En ese momento a Candela el mundo se le vino encima, impotente y sin argumentos intentó convencerle de que no hacía falta, pero él insistió en que sí y le preguntó, acercándose y echándole su aliento a vino, que si acaso era que no se fiaba de él por las pintas que llevaba y que si lo veía así -argumentó- era porque un día, con unos tragos de más, le había dado un mal golpe a uno en un bar y terminó preso; entonces le tembló la voz y le contó que en una noche como esta echaba de menos a su esposa que había muerto en un accidente y sobre todo a su hijita Neli a la que hacía años que no veía y haciendo un esfuerzo por reprimir el llanto guardó silencio unos segundos, respiró profundamente y con voz firme añadió que no le tuviera miedo, que de pequeño había ido al colegio de los jesuitas y además si alguien los veía juntos pensaría que eran "la dama y el vagabundo", y se echó a reír con una risa escandalosa que nadie escuchó excepto la joven , porque el paseo estaba desierto y sólo se oían las ramas de los árboles movidas por un viento helador, viento que avivó su olor a vino barato, un olor fuerte y desagradable, Candela sin aminorar el paso y mirándole de reojo comentó a media voz:
-¡Vaya borrachera que llevas, amigo!
-Ah, no te creas, respondió él, las he tenido mejores. A las cinco de la tarde, añadió, se me acabó el vino y el dinero, y a estas horas ya casi me entero de lo que digo y hasta de lo que hago, sonrió.
Ahí fue cuando Candela empezó a sentir miedo de verdad. Recelaba de que le acompañara hasta casa, pero tampoco se atrevía a llevarle la contraria pensando en la navaja que escondía en el bolsillo, ni podía estar deambulando sin rumbo fijo toda la noche porque se iba a dar cuenta e iba a ser peor, así que siguió su camino e incluso aceleró el paso.

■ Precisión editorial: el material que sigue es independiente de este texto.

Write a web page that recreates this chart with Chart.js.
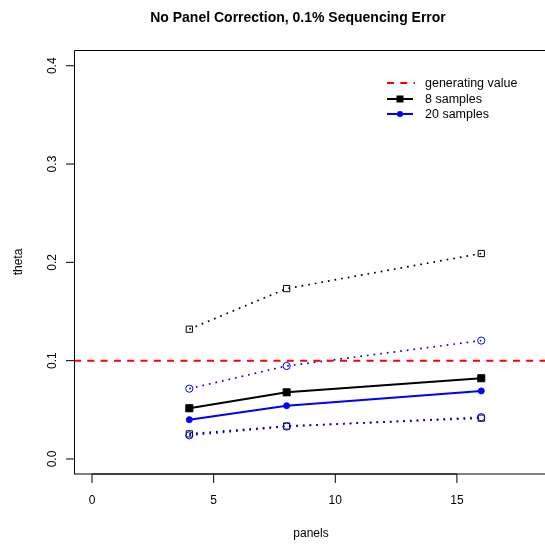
<!DOCTYPE html>
<html>
<head>
<meta charset="utf-8">
<script src="https://cdn.jsdelivr.net/npm/chart.js@4/dist/chart.umd.min.js"></script>
<style>
  html, body { margin: 0; padding: 0; background: #fff; overflow: hidden; }
  #wrap { width: 545px; height: 546px; position: relative; }
</style>
</head>
<body>
<div id="wrap"><canvas id="c" width="545" height="546"></canvas></div>
<script>
const titleText = "No Panel Correction, 0.1% Sequencing Error";
const xLabel = "panels";
const yLabel = "theta";
const panels = [4, 8, 16];
const theta8 = [0.0516, 0.0678, 0.0821];
const theta20 = [0.0400, 0.0542, 0.0692];
const theta8Upper = [0.1320, 0.1733, 0.2090];
const theta8Lower = [0.0255, 0.0335, 0.0415];
const theta20Upper = [0.0715, 0.0946, 0.1204];
const theta20Lower = [0.0240, 0.0330, 0.0425];
const generatingValue = 0.1;
const xTicks = [0, 5, 10, 15];
const yTicks = [0.0, 0.1, 0.2, 0.3, 0.4];
const yTickLabels = ["0.0", "0.1", "0.2", "0.3", "0.4"];
const legendLabels = ["generating value", "8 samples", "20 samples"];

const FONT = '"Liberation Sans", Arial, Helvetica, sans-serif';
const pts = (ys) => panels.map((x, i) => ({x: x, y: ys[i]}));

const solid = (label, ys, color, style, r) => ({
  label, data: pts(ys), borderColor: color, backgroundColor: color,
  borderWidth: 2, pointStyle: style, pointRadius: r, pointBorderWidth: 1,
  pointBackgroundColor: color, pointBorderColor: color, tension: 0
});
const dotted = (label, ys, color, style, r) => ({
  label, data: pts(ys), borderColor: color, backgroundColor: 'rgba(0,0,0,0)',
  borderWidth: 1.7, borderDash: [1.7, 5], borderCapStyle: 'butt',
  pointStyle: style, pointRadius: r, pointBorderWidth: 1,
  pointBackgroundColor: 'rgba(0,0,0,0)', pointBorderColor: color, tension: 0
});

const decor = {
  id: 'decor',
  afterDatasetsDraw(chart) {
    const ctx = chart.ctx, a = chart.chartArea;
    const xs = chart.scales.x, ys = chart.scales.y;
    ctx.save();
    // generating value line
    const gy = ys.getPixelForValue(generatingValue);
    ctx.strokeStyle = '#ff0000'; ctx.lineWidth = 2; ctx.setLineDash([7, 6.3]);
    ctx.beginPath(); ctx.moveTo(a.left, gy); ctx.lineTo(a.right, gy); ctx.stroke();
    ctx.setLineDash([]);
    // box
    ctx.strokeStyle = '#000'; ctx.lineWidth = 1;
    ctx.beginPath();
    ctx.moveTo(a.left + 0.5, a.bottom); ctx.lineTo(a.left + 0.5, a.top + 0.5); ctx.lineTo(a.right, a.top + 0.5);
    ctx.stroke();
    ctx.beginPath(); ctx.moveTo(a.left, a.bottom); ctx.lineTo(a.right, a.bottom); ctx.stroke();
    // x axis
    const x0 = xs.getPixelForValue(xTicks[0]), x1 = xs.getPixelForValue(xTicks[xTicks.length - 1]);
    ctx.beginPath(); ctx.moveTo(x0, a.bottom); ctx.lineTo(x1, a.bottom); ctx.stroke();
    ctx.fillStyle = '#000';
    ctx.font = '12px ' + FONT; ctx.textAlign = 'center'; ctx.textBaseline = 'alphabetic';
    xTicks.forEach(t => {
      const px = xs.getPixelForValue(t);
      ctx.beginPath(); ctx.moveTo(px, a.bottom); ctx.lineTo(px, a.bottom + 9); ctx.stroke();
      ctx.fillText(String(t), px, a.bottom + 30);
    });
    // y axis ticks
    yTicks.forEach((t, i) => {
      const py = ys.getPixelForValue(t);
      ctx.beginPath(); ctx.moveTo(a.left, py); ctx.lineTo(a.left - 8, py); ctx.stroke();
      ctx.save(); ctx.translate(a.left - 18, py); ctx.rotate(-Math.PI / 2);
      ctx.fillText(yTickLabels[i], 0, 0); ctx.restore();
    });
    // axis titles
    ctx.fillText(xLabel, 311, 537);
    ctx.save(); ctx.translate(22, (a.top + a.bottom) / 2); ctx.rotate(-Math.PI / 2);
    ctx.fillText(yLabel, 0, 0); ctx.restore();
    // title
    ctx.font = 'bold 14px ' + FONT;
    ctx.fillText(titleText, 298, 22);
    // legend
    ctx.font = '12.5px ' + FONT; ctx.textAlign = 'left'; ctx.textBaseline = 'middle';
    const lx0 = 387, lx1 = 413, tx = 425, rows = [83, 99, 114];
    ctx.strokeStyle = '#ff0000'; ctx.lineWidth = 2; ctx.setLineDash([7, 6.3]);
    ctx.beginPath(); ctx.moveTo(lx0, rows[0]); ctx.lineTo(lx1 + 2, rows[0]); ctx.stroke();
    ctx.setLineDash([]);
    ctx.strokeStyle = '#000';
    ctx.beginPath(); ctx.moveTo(lx0, rows[1]); ctx.lineTo(lx1, rows[1]); ctx.stroke();
    ctx.fillStyle = '#000'; ctx.fillRect(400 - 3.5, rows[1] - 3.5, 7, 7);
    ctx.strokeStyle = '#0000ff'; ctx.fillStyle = '#0000ff';
    ctx.beginPath(); ctx.moveTo(lx0, rows[2]); ctx.lineTo(lx1, rows[2]); ctx.stroke();
    ctx.beginPath(); ctx.arc(400, rows[2], 3, 0, Math.PI * 2); ctx.fill();
    ctx.fillStyle = '#000';
    legendLabels.forEach((s, i) => ctx.fillText(s, tx, rows[i] + 1));
    ctx.restore();
  }
};

new Chart(document.getElementById('c'), {
  type: 'line',
  data: {
    datasets: [
      solid(legendLabels[2], theta20, '#0000ff', 'circle', 3),
      solid(legendLabels[1], theta8, '#000000', 'rect', 5),
      dotted('20 samples upper', theta20Upper, '#0000ff', 'circle', 3.6),
      dotted('20 samples lower', theta20Lower, '#0000ff', 'circle', 3.6),
      dotted('8 samples upper', theta8Upper, '#000000', 'rect', 4.4),
      dotted('8 samples lower', theta8Lower, '#000000', 'rect', 4.4)
    ]
  },
  options: {
    responsive: false, animation: false, devicePixelRatio: 1,
    layout: { autoPadding: false, padding: { left: 74, top: 50, right: 0, bottom: 72 } },
    plugins: { legend: { display: false }, tooltip: { enabled: false }, title: { display: false } },
    scales: {
      x: { type: 'linear', display: false, min: -0.74, max: 18.62 },
      y: { type: 'linear', display: false, min: -0.0153, max: 0.416 }
    }
  },
  plugins: [decor]
});
</script>
</body>
</html>
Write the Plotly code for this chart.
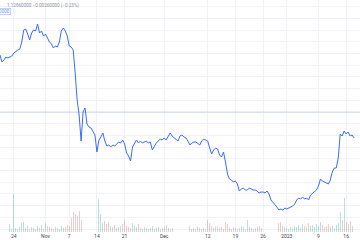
import pandas as pd
import plotly.graph_objects as go

# 12-hour closes (level units, axis hidden in the crop)
close = [185,178,180,183,182,183,184,187,189,190,
         191,198,210,211,206,200,207,210,209,216,
         207,209,204,206,202,198,196,192,194,193,
         198,209,212,209,204,194,193,190,167,140,
         125,99,128,132,116,113,112,108,105,88,
         100,103,107,99,94,95,93,95,94,96,
         98,97,100,96,87,84,79,93,96,100,
         97,99,97,98,99,97,98,90,94,97,
         99,101,100,102,100,104,107,104,102,100,
         99,104,105,103,102,99,95,97,98,98,
         96,95,99,101,100,99,92,86,90,92,
         91,85,83,88,78,66,61,60,58,59,
         56,49,51,52,50,50,52,51,50,50,
         49,47,48,48,47,49,46,40,38,35,
         33,30,31,30,32,31,32,33,34,36,
         40,42,41,43,41,42,40,45,47,48,
         50,54,61,59,58,57,56,60,68,72,
         72,82,106,104,109,106,108,104,105,102]

volume = [3,2,4,2,6,8,3,38,4,3,
          5,9,10,4,6,3,5,4,3,6,
          4,7,3,9,6,5,4,3,5,4,
          3,6,4,5,7,6,14,20,18,16,
          21,12,9,14,10,8,7,6,30,40,
          33,18,9,11,8,10,6,5,7,4,
          5,6,8,12,6,5,4,9,6,5,
          8,4,3,5,4,3,4,6,3,4,
          5,3,4,5,7,4,3,4,3,5,
          4,3,5,4,3,4,6,3,4,3,
          5,4,3,4,3,12,9,6,4,5,
          6,4,5,3,10,8,4,3,5,4,
          3,4,6,5,3,12,5,4,3,4,
          5,6,4,3,16,27,8,5,4,6,
          5,9,10,6,5,4,3,5,4,6,
          5,7,4,8,6,5,9,6,7,5,
          8,6,10,7,5,6,8,5,6,4,
          7,9,20,12,34,10,8,11,6,5]

tick_dates = ["2022-10-24","2022-11-01","2022-11-07","2022-11-14","2022-11-21",
              "2022-12-01","2022-12-12","2022-12-19","2022-12-26","2023-01-01",
              "2023-01-09","2023-01-16"]
tick_text = ["24","Nov","7","14","21","Dec","12","19","26","2023","9","16"]

times = pd.date_range("2022-10-20 12:00", periods=len(close), freq="12h")

vol_colors = []
for i in range(len(close)):
    up = close[i] >= (close[i - 1] if i > 0 else close[i])
    vol_colors.append("rgba(38,166,154,0.32)" if up else "rgba(239,83,80,0.32)")

fig = go.Figure()
fig.add_trace(go.Bar(x=times, y=volume, marker=dict(color=vol_colors, line=dict(width=0)),
                     width=1000 * 3600 * 5, yaxis="y2", hoverinfo="skip"))
fig.add_trace(go.Scatter(x=times, y=close, mode="lines",
                         line=dict(color="#3a6bff", width=1), hoverinfo="skip"))

fig.add_hline(y=128, line=dict(color="rgba(41,98,255,0.22)", width=1))

fig.update_layout(
    width=360, height=240,
    margin=dict(l=0, r=0, t=0, b=8),
    paper_bgcolor="white", plot_bgcolor="white",
    showlegend=False, bargap=0,
    xaxis=dict(range=["2022-10-20 12:00", "2023-01-19 12:00"],
               tickvals=tick_dates, ticktext=tick_text,
               tickfont=dict(size=5, color="#434651", family="Roboto"),
               showgrid=True, gridcolor="#f0f2f7", gridwidth=1,
               ticks="", showline=False, zeroline=False, fixedrange=True),
    yaxis=dict(range=[8, 240], showticklabels=False, showgrid=True,
               gridcolor="#f0f2f7", tick0=128, dtick=11.7, zeroline=False),
    yaxis2=dict(range=[0, 232], overlaying="y", showticklabels=False,
                showgrid=False, zeroline=False),
    font=dict(family="Roboto"),
)

fig.add_annotation(xref="paper", yref="paper", x=5 / 360, y=1 - 5 / 232,
                   xanchor="left", yanchor="middle", showarrow=False,
                   text="1.12860000 \u22120.00260000 (\u22120.23%)",
                   font=dict(size=4.6, color="#8a93a6"))
fig.add_annotation(xref="paper", yref="paper", x=11 / 360, y=1 - 11.5 / 232,
                   xanchor="right", yanchor="middle", showarrow=False,
                   text="0000", bordercolor="#9fb4ee", borderwidth=0.6, borderpad=0.5,
                   font=dict(size=4.6, color="#6f8fe8"))

fig.write_html("out.html")
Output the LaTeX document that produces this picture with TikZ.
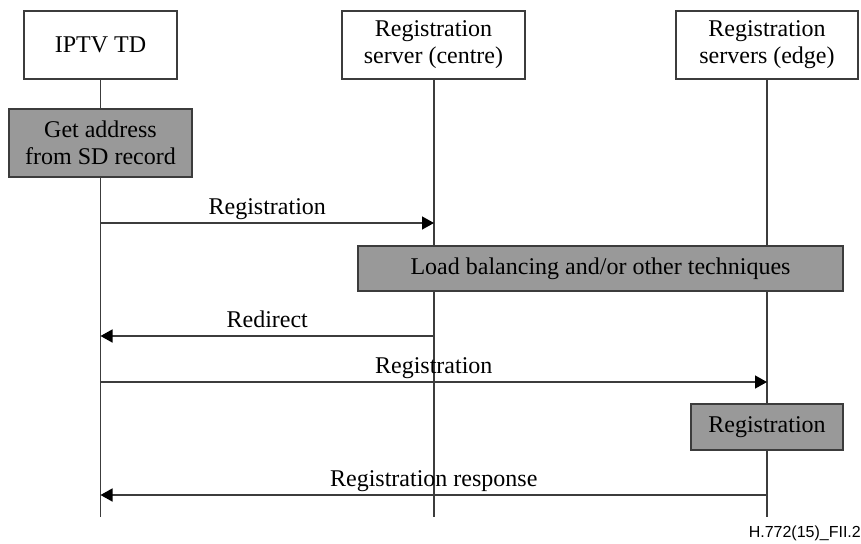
\documentclass[tikz,border=0pt]{standalone}
\usepackage{fontspec}
\setmainfont{Liberation Serif}
\newfontfamily\tagfont{Liberation Sans}
\usetikzlibrary{arrows.meta}
\definecolor{lineclr}{HTML}{3C3C3C}
\definecolor{boxfill}{HTML}{999999}
\begin{document}
\begin{tikzpicture}[x=1pt,y=-1pt,
  every node/.style={font=\fontsize{24}{27}\selectfont, text=black},
  actor/.style={draw=lineclr, line width=1.5pt, fill=white, align=center,
    inner sep=0pt, minimum height=68pt},
  action/.style={draw=lineclr, line width=1.5pt, fill=boxfill, align=center,
    inner sep=0pt},
  lifeline/.style={draw=lineclr, line width=1.5pt},
  msg/.style={draw=lineclr, line width=1.5pt,
    -{Triangle[length=12pt,width=13pt,color=black]}},
  msglabel/.style={midway, anchor=base, yshift=9pt, inner sep=0pt}]
\useasboundingbox (0,0) rectangle (861,543);

% participants
\node[actor, minimum width=153pt] (td) at (100.5,45) {IPTV TD};
\node[actor, minimum width=183pt] (rc) at (433.5,45) {Registration\\server (centre)};
\node[actor, minimum width=182pt] (re) at (767,45) {Registration\\servers (edge)};

% lifeline ends
\coordinate (tdEnd) at (100.5,517);
\coordinate (rcEnd) at (434,517);
\coordinate (reEnd) at (767,517);
\draw[lifeline] (td) -- (tdEnd);
\draw[lifeline] (rc.south -| rcEnd) -- (rcEnd);
\draw[lifeline] (re) -- (reEnd);

% local actions
\node[action, minimum width=183pt, minimum height=68pt] (getaddr) at (100.5,143)
  {Get address\\from SD record};
\node[action, minimum width=485pt, minimum height=45pt] (balance) at (600.5,268.5)
  {Load balancing and/or other techniques};
\node[action, minimum width=152pt, minimum height=46pt] (edgereg) at (767,427)
  {Registration};

% message anchor points on the lifelines
\coordinate (m1a) at (100.5,223); \coordinate (m1b) at (434,223);
\coordinate (m2a) at (434,336);   \coordinate (m2b) at (100.5,336);
\coordinate (m3a) at (100.5,382); \coordinate (m3b) at (767,382);
\coordinate (m4a) at (767,495);   \coordinate (m4b) at (100.5,495);

\draw[msg] (m1a) -- (m1b) node[msglabel] {Registration};
\draw[msg] (m2a) -- (m2b) node[msglabel] {Redirect};
\draw[msg] (m3a) -- (m3b) node[msglabel] {Registration};
\draw[msg] (m4a) -- (m4b) node[msglabel] {Registration response};

% figure tag
\node[anchor=east, inner sep=0pt, font=\tagfont\fontsize{16}{18}\selectfont]
  (figtag) at (861,533) {H.772(15)\_FII.2};
\end{tikzpicture}
\end{document}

Cuando faltaban unos doscientos metros ya su preocupación era grande, rebuscó en el bolso sin aminorar el ritmo y sacó las llaves, llegaron al portal y ella preocupada dijo: "aquí vivo yo", y mientras intentaba atinar con la cerradura escuchó el vozarrón de su acompañante que decía:
-"¡Espera, dama!".-
En ese momento se temió lo peor, volvió la cabeza con inquietud y le vio con la mano extendida ofreciéndole una pequeña estrella de papel arrugado que había recogido del suelo y que seguramente se habría desprendido del envoltorio de algún regalo, ella sobrecogida estiró mi mano y la recogió y entonces él le hizo una reverencia y muy sonriente le deseó:
-¡Feliz Navidad!, dama-,
- Igualmente, caballero- sonrió Candela y se metió en el portal aliviada.